GOAL -> For the listing underneath, give the count of lines containing the string "this" and nothing further.

(Source code of charts)
— Begin —

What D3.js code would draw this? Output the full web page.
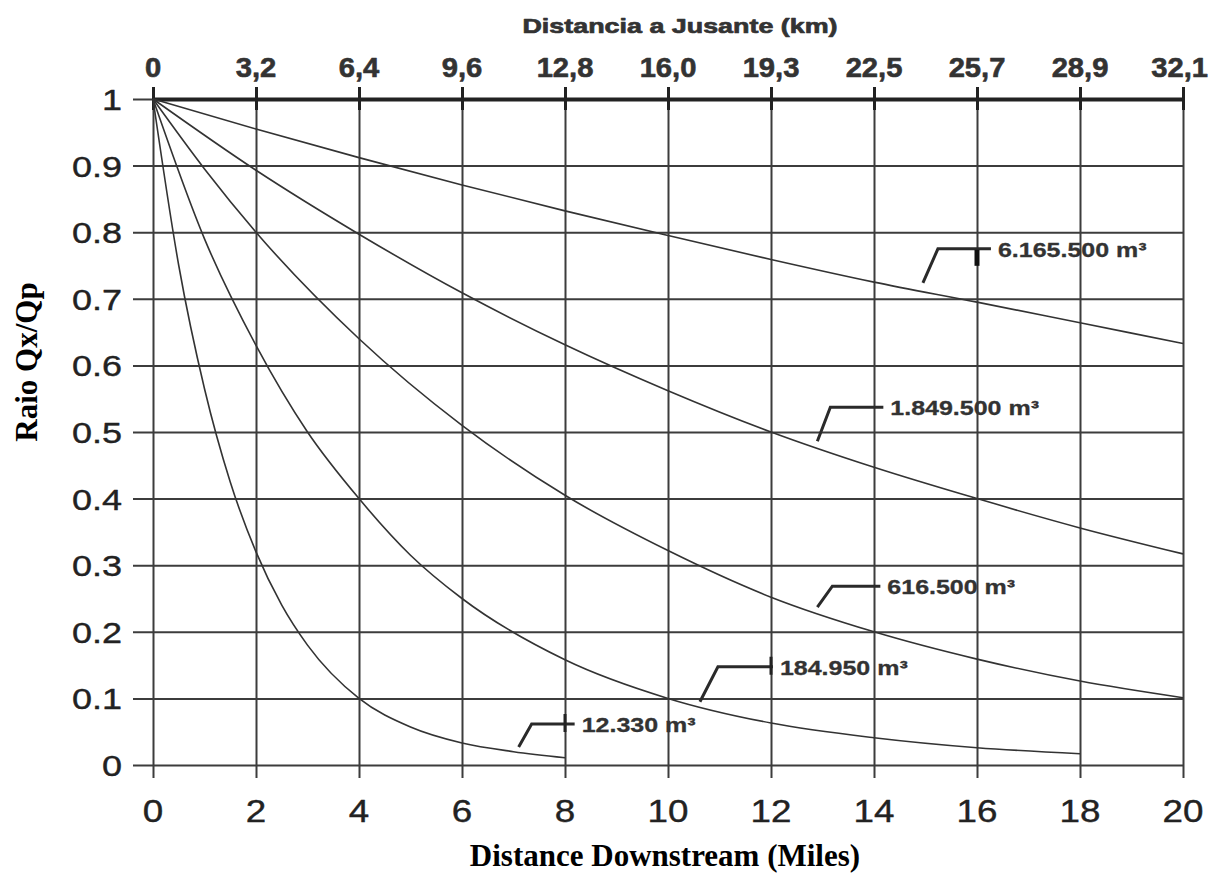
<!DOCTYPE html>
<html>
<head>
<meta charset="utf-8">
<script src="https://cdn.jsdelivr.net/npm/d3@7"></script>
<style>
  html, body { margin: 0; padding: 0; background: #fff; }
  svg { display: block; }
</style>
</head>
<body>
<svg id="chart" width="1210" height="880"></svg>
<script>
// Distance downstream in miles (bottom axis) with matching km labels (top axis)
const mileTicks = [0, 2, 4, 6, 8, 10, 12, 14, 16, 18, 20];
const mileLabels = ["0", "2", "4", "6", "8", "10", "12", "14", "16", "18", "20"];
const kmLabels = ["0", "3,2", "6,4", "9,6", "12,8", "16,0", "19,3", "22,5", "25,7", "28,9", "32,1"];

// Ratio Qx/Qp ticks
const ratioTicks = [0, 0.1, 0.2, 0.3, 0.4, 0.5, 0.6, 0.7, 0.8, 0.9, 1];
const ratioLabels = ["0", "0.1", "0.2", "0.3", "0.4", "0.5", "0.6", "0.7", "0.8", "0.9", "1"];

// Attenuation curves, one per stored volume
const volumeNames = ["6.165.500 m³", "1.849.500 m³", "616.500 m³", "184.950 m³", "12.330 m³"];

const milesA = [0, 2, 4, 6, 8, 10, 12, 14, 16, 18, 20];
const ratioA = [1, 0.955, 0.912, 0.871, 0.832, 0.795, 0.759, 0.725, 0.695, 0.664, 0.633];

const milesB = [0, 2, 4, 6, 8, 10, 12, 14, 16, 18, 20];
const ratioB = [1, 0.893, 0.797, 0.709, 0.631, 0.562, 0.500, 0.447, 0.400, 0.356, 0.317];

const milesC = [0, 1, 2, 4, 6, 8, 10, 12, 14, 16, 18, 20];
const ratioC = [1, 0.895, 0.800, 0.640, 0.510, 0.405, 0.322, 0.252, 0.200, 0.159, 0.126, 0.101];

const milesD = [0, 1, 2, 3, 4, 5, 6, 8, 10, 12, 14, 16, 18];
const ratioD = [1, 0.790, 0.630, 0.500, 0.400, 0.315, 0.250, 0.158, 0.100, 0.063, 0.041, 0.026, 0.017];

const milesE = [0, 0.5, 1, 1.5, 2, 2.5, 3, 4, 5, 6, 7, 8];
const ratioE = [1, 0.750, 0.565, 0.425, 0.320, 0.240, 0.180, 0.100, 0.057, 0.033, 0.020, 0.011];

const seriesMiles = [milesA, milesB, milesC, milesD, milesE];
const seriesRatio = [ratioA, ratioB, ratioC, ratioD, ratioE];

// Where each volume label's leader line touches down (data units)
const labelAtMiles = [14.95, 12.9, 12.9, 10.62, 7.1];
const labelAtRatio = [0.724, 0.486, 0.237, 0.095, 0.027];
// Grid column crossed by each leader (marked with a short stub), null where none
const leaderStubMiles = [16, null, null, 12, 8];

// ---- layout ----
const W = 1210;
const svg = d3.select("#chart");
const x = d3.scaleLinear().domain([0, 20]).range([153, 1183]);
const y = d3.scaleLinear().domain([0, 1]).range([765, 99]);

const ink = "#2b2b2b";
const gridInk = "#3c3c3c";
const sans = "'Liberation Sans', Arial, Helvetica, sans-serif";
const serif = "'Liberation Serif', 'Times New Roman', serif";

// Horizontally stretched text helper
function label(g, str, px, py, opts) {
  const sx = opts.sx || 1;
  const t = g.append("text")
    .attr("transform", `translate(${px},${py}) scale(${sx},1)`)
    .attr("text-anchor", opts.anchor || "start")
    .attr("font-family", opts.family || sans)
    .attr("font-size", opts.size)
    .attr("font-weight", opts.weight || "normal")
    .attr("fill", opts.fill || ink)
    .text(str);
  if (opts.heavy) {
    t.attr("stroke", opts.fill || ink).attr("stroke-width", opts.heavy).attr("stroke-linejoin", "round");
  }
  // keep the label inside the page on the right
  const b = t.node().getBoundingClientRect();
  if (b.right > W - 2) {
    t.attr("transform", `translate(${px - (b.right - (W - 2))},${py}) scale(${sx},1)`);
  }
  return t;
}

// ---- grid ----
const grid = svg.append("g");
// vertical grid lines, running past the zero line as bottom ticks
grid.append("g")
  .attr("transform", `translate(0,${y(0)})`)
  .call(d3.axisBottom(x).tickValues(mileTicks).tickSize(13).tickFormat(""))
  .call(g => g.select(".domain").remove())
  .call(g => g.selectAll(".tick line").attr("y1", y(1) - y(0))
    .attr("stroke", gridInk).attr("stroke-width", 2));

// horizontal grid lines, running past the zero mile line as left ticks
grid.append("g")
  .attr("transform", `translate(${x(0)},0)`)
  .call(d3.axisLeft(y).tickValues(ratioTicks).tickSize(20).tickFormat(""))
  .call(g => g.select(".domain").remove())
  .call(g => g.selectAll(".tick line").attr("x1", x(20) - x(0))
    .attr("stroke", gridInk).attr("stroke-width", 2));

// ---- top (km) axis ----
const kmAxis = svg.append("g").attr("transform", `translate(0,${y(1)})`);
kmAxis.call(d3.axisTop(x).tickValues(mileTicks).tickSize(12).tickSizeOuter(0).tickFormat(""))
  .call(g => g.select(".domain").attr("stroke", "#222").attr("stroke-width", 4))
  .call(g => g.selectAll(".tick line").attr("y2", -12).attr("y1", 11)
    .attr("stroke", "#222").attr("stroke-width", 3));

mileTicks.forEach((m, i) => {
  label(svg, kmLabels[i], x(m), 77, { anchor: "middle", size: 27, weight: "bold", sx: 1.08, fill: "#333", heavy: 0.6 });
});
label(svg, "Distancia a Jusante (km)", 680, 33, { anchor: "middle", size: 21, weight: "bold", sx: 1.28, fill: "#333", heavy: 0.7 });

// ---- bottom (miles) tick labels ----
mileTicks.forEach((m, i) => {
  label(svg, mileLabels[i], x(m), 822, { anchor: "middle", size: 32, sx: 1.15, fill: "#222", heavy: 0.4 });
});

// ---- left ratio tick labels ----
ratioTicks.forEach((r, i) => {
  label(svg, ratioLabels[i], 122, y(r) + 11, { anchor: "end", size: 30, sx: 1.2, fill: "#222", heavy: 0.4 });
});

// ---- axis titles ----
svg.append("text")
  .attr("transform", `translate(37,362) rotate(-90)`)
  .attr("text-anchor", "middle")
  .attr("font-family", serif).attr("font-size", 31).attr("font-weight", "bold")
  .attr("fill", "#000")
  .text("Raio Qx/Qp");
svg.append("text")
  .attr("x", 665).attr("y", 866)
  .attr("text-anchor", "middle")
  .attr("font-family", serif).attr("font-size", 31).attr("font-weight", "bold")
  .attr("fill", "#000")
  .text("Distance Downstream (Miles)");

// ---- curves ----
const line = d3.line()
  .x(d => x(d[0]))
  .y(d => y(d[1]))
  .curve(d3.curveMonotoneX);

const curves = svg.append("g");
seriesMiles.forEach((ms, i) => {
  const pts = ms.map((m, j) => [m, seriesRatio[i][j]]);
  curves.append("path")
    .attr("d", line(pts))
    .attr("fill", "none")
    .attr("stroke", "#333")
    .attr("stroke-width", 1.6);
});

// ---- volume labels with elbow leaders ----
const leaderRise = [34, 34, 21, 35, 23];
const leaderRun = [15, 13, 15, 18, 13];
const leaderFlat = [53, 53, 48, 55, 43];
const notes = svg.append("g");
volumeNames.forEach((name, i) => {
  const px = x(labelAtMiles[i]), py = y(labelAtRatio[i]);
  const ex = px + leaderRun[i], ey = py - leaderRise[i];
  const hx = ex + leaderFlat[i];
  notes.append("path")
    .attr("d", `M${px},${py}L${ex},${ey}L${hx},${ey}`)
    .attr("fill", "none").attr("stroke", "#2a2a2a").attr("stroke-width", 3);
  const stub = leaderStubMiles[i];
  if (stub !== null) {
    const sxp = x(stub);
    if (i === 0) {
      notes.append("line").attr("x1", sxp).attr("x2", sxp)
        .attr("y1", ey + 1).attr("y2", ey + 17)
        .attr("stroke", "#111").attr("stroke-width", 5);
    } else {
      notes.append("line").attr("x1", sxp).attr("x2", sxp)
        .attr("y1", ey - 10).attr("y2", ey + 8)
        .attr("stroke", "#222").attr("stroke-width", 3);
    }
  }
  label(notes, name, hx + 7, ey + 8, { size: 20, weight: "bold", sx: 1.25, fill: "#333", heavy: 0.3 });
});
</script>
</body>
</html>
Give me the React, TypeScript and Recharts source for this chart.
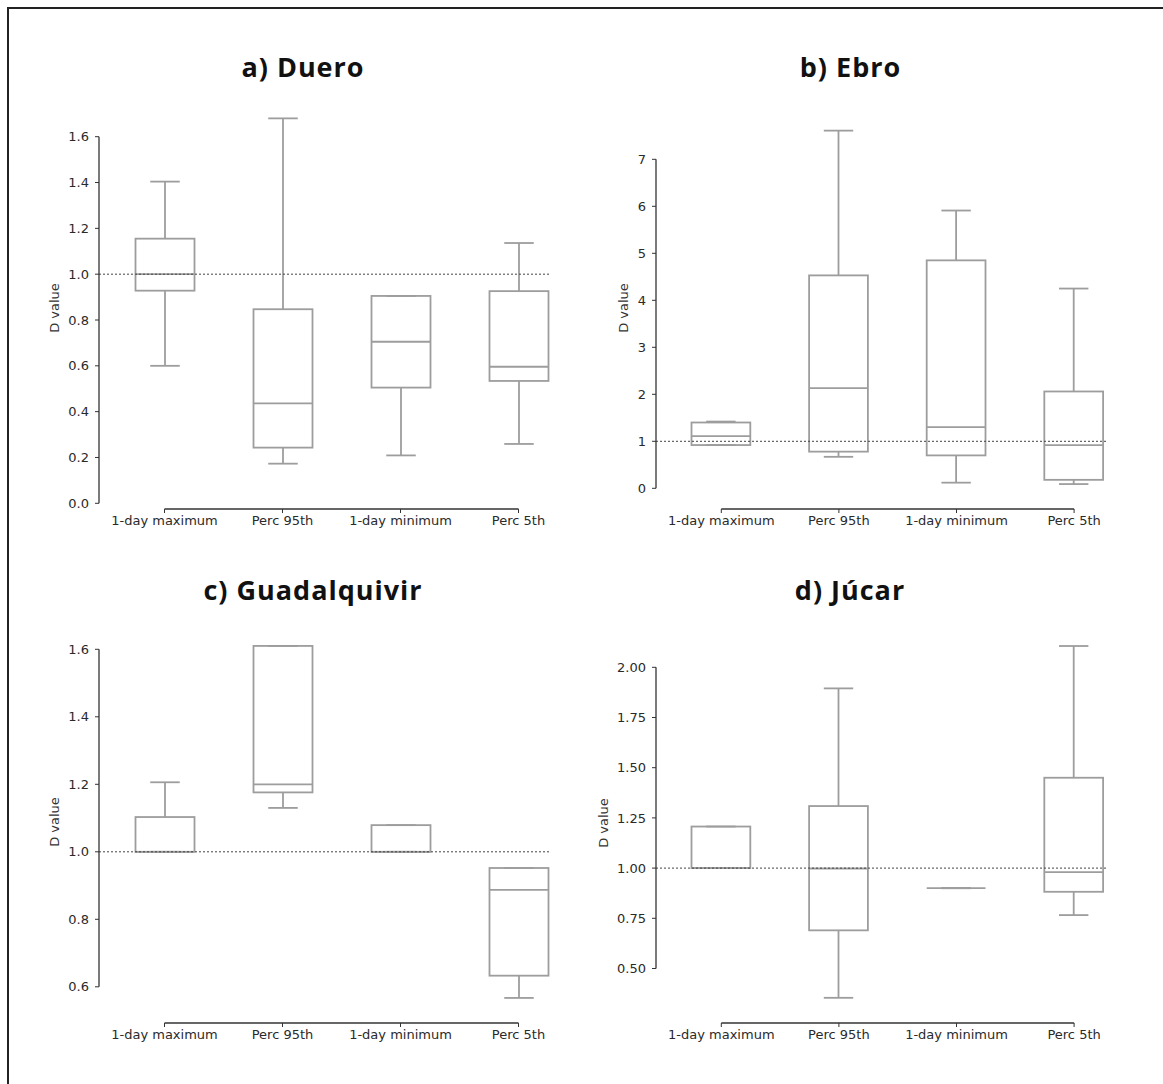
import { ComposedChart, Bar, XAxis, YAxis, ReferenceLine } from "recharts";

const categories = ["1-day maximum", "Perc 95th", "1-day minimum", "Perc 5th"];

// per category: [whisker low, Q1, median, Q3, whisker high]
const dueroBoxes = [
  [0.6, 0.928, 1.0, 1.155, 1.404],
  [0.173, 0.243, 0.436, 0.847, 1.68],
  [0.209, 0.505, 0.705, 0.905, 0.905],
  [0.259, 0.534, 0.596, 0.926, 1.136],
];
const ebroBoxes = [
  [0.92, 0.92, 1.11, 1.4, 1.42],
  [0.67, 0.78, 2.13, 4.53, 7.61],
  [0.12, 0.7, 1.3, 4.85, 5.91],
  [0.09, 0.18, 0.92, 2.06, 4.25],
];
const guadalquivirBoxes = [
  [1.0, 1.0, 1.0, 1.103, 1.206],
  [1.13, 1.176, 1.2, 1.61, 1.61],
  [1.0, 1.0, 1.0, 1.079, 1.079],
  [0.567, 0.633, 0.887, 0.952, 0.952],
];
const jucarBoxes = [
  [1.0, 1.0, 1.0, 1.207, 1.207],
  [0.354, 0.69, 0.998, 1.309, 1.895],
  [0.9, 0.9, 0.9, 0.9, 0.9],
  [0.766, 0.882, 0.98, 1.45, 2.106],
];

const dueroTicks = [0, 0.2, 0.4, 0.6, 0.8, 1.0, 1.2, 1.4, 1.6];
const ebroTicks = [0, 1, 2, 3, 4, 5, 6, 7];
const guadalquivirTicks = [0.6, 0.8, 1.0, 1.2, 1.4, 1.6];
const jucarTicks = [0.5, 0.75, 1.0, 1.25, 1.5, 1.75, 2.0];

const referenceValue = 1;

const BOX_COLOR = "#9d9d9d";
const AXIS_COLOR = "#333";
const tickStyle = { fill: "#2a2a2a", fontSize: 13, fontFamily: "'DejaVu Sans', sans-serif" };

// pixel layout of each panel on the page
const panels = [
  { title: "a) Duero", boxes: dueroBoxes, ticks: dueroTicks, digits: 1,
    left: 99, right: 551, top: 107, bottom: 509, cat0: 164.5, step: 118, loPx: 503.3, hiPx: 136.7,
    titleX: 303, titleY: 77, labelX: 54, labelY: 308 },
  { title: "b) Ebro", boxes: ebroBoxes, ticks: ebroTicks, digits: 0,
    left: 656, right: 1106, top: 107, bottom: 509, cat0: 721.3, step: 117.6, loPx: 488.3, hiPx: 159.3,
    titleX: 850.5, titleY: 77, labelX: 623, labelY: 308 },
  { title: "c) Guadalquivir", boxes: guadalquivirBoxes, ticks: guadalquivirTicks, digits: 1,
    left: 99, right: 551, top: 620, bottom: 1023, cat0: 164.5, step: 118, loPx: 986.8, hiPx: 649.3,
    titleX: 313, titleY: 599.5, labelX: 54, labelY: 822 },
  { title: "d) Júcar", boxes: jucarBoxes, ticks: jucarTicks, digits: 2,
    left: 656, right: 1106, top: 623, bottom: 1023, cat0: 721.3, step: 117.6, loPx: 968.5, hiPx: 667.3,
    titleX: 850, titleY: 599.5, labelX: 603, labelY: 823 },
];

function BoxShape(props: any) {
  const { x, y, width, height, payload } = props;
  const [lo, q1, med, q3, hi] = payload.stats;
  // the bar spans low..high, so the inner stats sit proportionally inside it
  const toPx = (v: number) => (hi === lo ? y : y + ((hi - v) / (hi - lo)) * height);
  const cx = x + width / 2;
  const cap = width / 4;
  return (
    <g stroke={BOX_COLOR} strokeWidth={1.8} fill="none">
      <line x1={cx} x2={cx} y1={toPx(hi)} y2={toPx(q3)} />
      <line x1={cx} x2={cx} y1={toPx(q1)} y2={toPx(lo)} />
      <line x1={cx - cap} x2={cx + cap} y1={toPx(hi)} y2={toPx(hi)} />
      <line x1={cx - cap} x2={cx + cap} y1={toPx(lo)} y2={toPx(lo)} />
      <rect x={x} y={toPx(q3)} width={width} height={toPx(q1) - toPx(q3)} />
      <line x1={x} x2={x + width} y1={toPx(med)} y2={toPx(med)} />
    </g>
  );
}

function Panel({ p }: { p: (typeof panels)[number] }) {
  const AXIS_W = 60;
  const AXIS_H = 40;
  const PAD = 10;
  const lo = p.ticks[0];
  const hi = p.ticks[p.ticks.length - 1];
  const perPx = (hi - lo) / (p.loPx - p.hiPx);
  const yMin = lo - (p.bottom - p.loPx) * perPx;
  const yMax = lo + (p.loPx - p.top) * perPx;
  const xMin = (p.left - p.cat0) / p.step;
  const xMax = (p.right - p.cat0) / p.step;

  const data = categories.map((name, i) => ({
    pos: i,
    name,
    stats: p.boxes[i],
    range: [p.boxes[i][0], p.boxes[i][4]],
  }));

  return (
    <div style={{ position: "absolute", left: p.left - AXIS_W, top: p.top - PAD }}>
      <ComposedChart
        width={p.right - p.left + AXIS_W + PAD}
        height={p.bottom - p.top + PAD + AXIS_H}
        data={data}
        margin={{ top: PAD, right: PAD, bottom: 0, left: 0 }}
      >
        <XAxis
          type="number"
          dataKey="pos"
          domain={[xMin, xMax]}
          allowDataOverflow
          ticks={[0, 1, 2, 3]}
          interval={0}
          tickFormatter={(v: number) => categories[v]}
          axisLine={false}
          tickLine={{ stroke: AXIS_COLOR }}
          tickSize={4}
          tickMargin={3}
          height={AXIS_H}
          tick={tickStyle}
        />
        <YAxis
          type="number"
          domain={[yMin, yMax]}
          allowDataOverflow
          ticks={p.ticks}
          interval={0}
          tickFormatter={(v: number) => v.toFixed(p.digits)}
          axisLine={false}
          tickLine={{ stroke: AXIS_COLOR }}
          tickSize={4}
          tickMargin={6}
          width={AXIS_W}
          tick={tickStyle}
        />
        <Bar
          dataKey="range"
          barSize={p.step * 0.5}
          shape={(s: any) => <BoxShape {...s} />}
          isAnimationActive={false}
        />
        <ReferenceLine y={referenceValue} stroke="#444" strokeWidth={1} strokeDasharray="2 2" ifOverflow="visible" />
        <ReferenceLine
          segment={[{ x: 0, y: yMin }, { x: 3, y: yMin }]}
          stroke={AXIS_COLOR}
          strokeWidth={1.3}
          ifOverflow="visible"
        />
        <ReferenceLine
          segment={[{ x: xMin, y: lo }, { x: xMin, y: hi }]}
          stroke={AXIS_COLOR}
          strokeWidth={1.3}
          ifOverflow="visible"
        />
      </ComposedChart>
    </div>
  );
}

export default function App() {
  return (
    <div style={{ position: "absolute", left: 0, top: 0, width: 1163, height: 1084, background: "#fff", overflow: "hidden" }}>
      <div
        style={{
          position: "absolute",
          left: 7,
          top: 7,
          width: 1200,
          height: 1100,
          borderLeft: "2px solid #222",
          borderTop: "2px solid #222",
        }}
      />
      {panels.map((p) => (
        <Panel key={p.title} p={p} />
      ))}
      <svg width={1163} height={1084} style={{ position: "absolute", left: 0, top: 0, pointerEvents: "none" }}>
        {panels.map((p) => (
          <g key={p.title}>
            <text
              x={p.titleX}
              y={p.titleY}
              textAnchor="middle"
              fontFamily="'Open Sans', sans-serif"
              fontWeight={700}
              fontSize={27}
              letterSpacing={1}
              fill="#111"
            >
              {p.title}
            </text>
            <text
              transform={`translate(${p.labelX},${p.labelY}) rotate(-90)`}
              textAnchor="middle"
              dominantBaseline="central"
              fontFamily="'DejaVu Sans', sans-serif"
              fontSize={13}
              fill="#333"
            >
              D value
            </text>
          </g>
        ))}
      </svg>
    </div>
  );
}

— End —

THE COMPLETED TASK -> 2